In 1850, Theodore Noyes and sons Charles and Simeon, settled on lot 32, and George Krouse, the same year on lot 37 on the south side of Clinton Street road. Theoron Stowell and brother N. W. settled on lots 3 and 4, on the Bullis road; and Robert Simanton built a sawmill on the south side of the Buffalo Creek and east side of Girdled Road.


MEETINGS IN ELMA VILLAGE-1851.


The Ebenezer Company having bought lot 45, called their "Pine Lot," built a house on the Woodard Road now occupied by Fred Heitman, for the accommodation of its men when at work cut- ting logs, and this house was afterwards used as a "prison house," mention of which will be made later.


Allen French and Charles Noyes were in the lumber trade in Elma from 1850 to 1855.

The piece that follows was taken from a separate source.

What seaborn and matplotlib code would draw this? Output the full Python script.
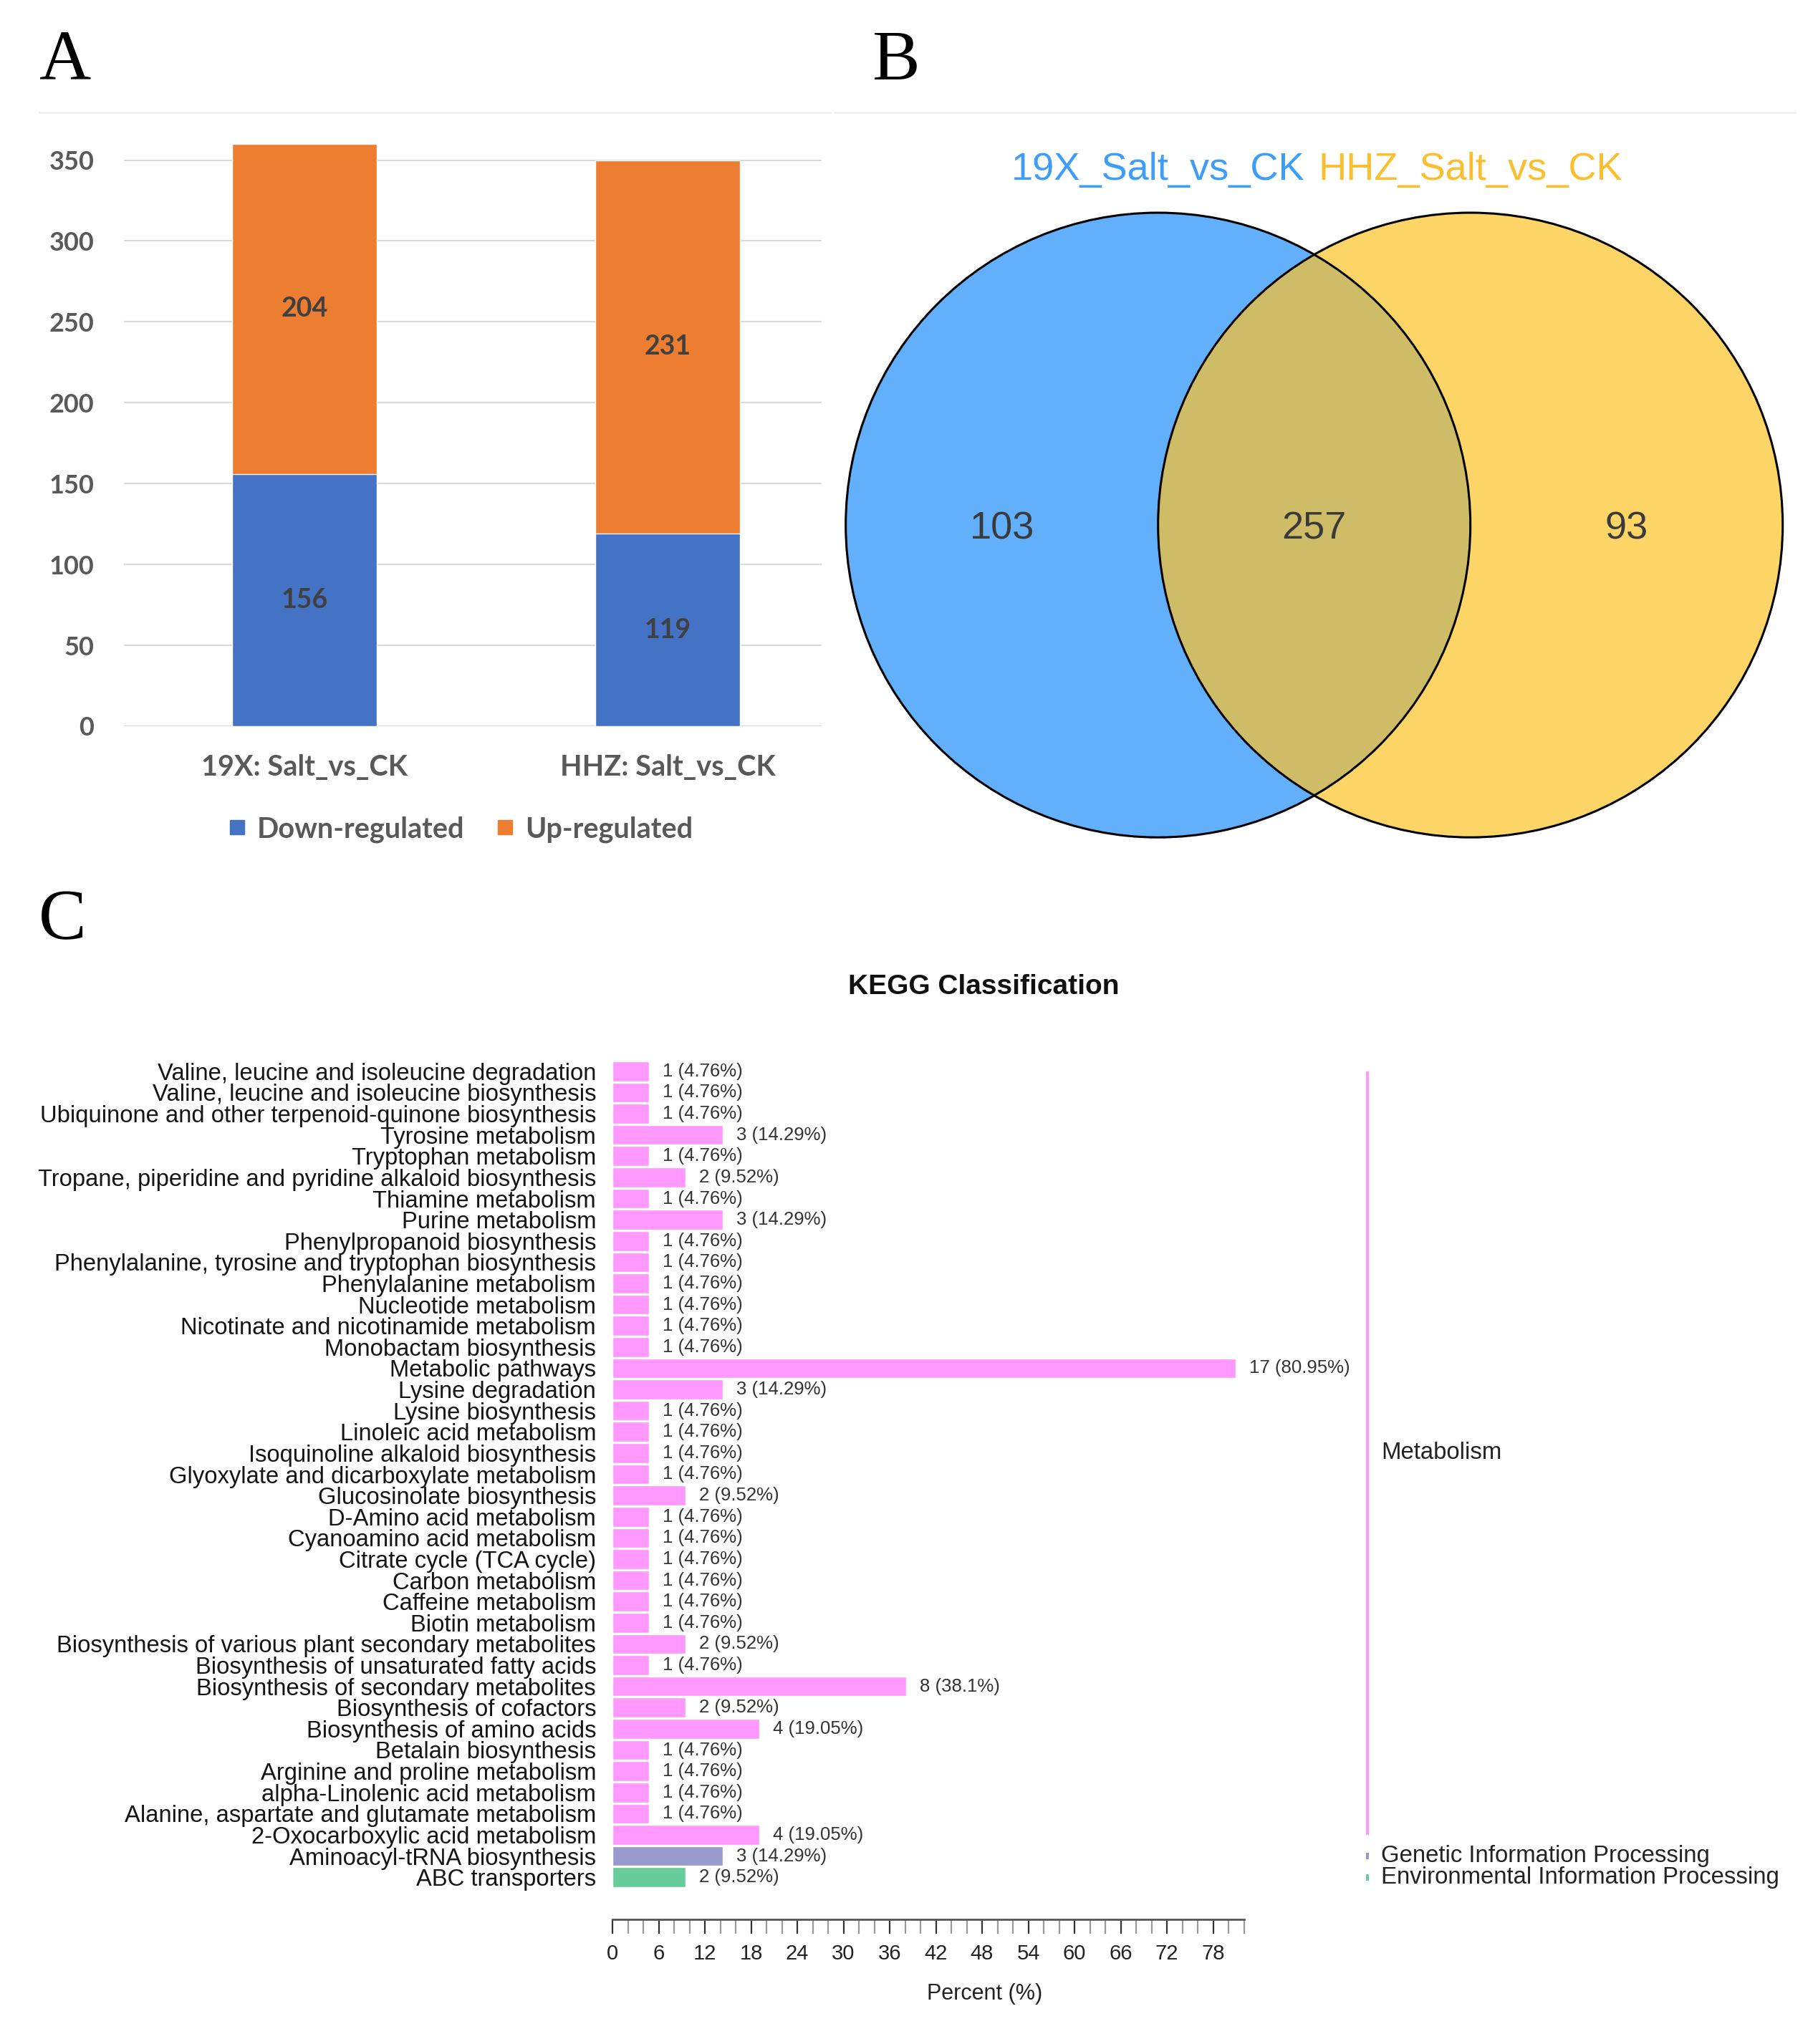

The Methodist Episcopal Conference sent Rev. Gustavus Hines to the Lancaster, Elma and Bowmanville charge, and services were held every Sunday forenoon at Lancaster, and at 2 o'clock P. M., al- ternating between Elma and Bowmansville. Mr. and Mrs. Joseph F. Clark, a brother of Mrs Clark W. Hurd, came in October 1850; lived with the family of Clark W. Hurd that winter and the next spring and until he built a house, which was commenced May 6th, 1851 on the east side of the Bowen Road and near the north line of lot 59; the house being later owned by Stephen Markham and sold by him to Joseph C. Standart.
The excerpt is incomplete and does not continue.